- Stated task
Starting at the line that contains "Output the LaTeX" and stopping at the line that contains "([yshift=10.5pt]stage3.east -| stage4.west);", repeat every line exactly, the two end lines included, and nothing else.

___ Supplied material

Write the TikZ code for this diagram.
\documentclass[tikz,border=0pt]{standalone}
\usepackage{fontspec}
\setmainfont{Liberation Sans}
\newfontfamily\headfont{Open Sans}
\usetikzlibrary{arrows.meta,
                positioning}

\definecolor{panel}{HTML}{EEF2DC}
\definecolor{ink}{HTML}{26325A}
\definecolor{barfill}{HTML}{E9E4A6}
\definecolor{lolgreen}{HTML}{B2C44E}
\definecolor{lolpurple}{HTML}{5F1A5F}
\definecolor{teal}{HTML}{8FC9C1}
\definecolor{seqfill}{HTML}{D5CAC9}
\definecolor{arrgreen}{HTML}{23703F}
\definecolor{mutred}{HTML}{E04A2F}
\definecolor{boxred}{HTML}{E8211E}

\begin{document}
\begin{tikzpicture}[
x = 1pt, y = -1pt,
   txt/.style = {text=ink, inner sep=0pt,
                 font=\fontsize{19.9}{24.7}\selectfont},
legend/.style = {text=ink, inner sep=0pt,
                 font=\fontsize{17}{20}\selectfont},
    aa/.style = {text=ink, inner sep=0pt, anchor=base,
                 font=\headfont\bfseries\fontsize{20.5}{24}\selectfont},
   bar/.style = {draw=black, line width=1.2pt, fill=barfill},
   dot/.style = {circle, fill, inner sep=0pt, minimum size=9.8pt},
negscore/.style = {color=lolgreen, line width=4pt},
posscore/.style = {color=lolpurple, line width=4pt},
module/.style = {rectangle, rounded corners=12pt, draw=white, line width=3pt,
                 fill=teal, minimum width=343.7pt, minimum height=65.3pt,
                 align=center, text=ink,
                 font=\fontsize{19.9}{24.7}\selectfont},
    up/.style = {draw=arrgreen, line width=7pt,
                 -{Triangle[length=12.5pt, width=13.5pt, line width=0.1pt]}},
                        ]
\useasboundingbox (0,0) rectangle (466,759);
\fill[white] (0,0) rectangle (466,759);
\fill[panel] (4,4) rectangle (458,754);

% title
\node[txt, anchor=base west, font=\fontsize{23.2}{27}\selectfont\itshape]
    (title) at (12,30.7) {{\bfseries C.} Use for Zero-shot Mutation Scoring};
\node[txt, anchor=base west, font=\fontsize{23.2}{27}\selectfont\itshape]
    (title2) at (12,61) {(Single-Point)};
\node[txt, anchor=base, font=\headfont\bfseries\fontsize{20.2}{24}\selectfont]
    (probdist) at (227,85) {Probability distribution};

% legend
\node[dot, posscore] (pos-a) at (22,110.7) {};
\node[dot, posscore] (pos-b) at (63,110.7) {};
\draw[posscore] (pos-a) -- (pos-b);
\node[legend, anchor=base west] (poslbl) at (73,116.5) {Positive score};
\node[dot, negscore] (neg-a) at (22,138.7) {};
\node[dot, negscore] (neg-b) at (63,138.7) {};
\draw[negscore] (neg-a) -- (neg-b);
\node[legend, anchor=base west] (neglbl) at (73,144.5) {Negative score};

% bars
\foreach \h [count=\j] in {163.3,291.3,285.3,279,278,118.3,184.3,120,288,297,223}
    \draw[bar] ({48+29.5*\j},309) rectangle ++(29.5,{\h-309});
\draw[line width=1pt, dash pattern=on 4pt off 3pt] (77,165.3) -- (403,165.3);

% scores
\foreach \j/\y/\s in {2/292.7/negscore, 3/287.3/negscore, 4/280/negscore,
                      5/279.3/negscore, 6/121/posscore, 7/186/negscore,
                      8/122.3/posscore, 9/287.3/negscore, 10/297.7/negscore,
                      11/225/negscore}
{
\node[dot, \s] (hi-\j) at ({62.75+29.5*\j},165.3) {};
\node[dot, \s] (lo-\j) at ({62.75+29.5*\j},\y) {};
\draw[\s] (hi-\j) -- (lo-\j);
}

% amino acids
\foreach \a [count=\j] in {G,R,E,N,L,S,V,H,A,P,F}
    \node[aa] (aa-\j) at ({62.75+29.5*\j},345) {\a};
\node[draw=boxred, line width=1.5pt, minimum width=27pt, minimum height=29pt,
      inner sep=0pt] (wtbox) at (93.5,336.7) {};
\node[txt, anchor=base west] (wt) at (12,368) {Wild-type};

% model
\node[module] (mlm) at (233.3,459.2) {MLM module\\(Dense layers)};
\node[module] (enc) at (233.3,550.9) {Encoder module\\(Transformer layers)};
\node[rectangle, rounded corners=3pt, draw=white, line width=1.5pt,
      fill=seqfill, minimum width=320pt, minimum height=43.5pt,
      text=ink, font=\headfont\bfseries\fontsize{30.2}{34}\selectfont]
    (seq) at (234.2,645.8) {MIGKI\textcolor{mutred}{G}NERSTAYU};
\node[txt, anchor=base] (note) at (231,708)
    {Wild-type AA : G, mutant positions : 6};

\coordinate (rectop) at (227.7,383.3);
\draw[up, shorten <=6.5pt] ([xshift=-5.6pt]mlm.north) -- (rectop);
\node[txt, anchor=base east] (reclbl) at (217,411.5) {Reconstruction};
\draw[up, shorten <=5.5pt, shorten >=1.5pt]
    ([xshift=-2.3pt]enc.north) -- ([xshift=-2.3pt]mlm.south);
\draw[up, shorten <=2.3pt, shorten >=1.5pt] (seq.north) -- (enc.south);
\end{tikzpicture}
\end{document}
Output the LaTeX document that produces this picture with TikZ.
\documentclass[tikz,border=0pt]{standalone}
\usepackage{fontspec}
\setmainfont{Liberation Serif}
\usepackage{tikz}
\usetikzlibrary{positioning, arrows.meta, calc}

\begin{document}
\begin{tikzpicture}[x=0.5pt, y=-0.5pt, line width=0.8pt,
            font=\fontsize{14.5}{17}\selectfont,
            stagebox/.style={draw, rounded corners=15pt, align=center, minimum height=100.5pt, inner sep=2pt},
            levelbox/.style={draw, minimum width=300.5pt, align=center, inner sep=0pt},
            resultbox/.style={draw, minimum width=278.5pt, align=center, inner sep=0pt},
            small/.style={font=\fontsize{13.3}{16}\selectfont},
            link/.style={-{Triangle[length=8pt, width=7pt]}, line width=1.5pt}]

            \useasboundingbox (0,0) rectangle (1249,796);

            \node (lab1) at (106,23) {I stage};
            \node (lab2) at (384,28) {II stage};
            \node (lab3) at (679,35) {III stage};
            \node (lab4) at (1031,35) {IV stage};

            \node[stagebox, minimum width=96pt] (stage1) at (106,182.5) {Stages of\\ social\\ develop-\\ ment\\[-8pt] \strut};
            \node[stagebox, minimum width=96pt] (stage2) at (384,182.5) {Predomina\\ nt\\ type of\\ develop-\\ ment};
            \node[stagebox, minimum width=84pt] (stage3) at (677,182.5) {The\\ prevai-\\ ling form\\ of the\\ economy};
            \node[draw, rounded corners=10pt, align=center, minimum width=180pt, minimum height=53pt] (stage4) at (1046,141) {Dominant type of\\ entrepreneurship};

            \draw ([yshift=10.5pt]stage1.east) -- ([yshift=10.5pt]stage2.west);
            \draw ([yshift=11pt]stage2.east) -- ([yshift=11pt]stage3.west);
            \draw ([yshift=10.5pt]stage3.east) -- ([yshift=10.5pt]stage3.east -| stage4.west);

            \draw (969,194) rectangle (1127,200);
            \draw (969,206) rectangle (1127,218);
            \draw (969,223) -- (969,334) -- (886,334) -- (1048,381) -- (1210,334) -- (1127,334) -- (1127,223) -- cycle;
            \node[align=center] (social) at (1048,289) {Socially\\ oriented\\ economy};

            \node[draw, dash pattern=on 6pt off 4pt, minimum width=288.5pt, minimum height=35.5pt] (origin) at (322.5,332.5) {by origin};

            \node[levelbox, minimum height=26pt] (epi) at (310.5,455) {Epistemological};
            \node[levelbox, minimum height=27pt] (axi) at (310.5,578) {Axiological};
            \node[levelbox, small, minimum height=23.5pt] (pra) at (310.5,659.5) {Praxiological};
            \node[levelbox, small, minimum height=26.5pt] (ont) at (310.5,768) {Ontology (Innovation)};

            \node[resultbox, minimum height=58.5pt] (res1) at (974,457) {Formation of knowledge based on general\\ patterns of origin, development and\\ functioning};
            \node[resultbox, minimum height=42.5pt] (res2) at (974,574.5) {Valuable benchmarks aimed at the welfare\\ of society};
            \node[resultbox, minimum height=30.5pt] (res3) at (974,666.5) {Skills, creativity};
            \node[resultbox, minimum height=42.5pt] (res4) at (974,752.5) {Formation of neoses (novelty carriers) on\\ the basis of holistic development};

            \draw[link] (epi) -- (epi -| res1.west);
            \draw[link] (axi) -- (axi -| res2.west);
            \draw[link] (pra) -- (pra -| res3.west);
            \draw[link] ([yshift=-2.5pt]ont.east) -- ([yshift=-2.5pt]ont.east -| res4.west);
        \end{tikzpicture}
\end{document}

______

- Complete answer
Output the LaTeX document that produces this picture with TikZ.
\documentclass[tikz,border=0pt]{standalone}
\usepackage{fontspec}
\setmainfont{Liberation Serif}
\usepackage{tikz}
\usetikzlibrary{positioning, arrows.meta, calc}

\begin{document}
\begin{tikzpicture}[x=0.5pt, y=-0.5pt, line width=0.8pt,
            font=\fontsize{14.5}{17}\selectfont,
            stagebox/.style={draw, rounded corners=15pt, align=center, minimum height=100.5pt, inner sep=2pt},
            levelbox/.style={draw, minimum width=300.5pt, align=center, inner sep=0pt},
            resultbox/.style={draw, minimum width=278.5pt, align=center, inner sep=0pt},
            small/.style={font=\fontsize{13.3}{16}\selectfont},
            link/.style={-{Triangle[length=8pt, width=7pt]}, line width=1.5pt}]

            \useasboundingbox (0,0) rectangle (1249,796);

            \node (lab1) at (106,23) {I stage};
            \node (lab2) at (384,28) {II stage};
            \node (lab3) at (679,35) {III stage};
            \node (lab4) at (1031,35) {IV stage};

            \node[stagebox, minimum width=96pt] (stage1) at (106,182.5) {Stages of\\ social\\ develop-\\ ment\\[-8pt] \strut};
            \node[stagebox, minimum width=96pt] (stage2) at (384,182.5) {Predomina\\ nt\\ type of\\ develop-\\ ment};
            \node[stagebox, minimum width=84pt] (stage3) at (677,182.5) {The\\ prevai-\\ ling form\\ of the\\ economy};
            \node[draw, rounded corners=10pt, align=center, minimum width=180pt, minimum height=53pt] (stage4) at (1046,141) {Dominant type of\\ entrepreneurship};

            \draw ([yshift=10.5pt]stage1.east) -- ([yshift=10.5pt]stage2.west);
            \draw ([yshift=11pt]stage2.east) -- ([yshift=11pt]stage3.west);
            \draw ([yshift=10.5pt]stage3.east) -- ([yshift=10.5pt]stage3.east -| stage4.west);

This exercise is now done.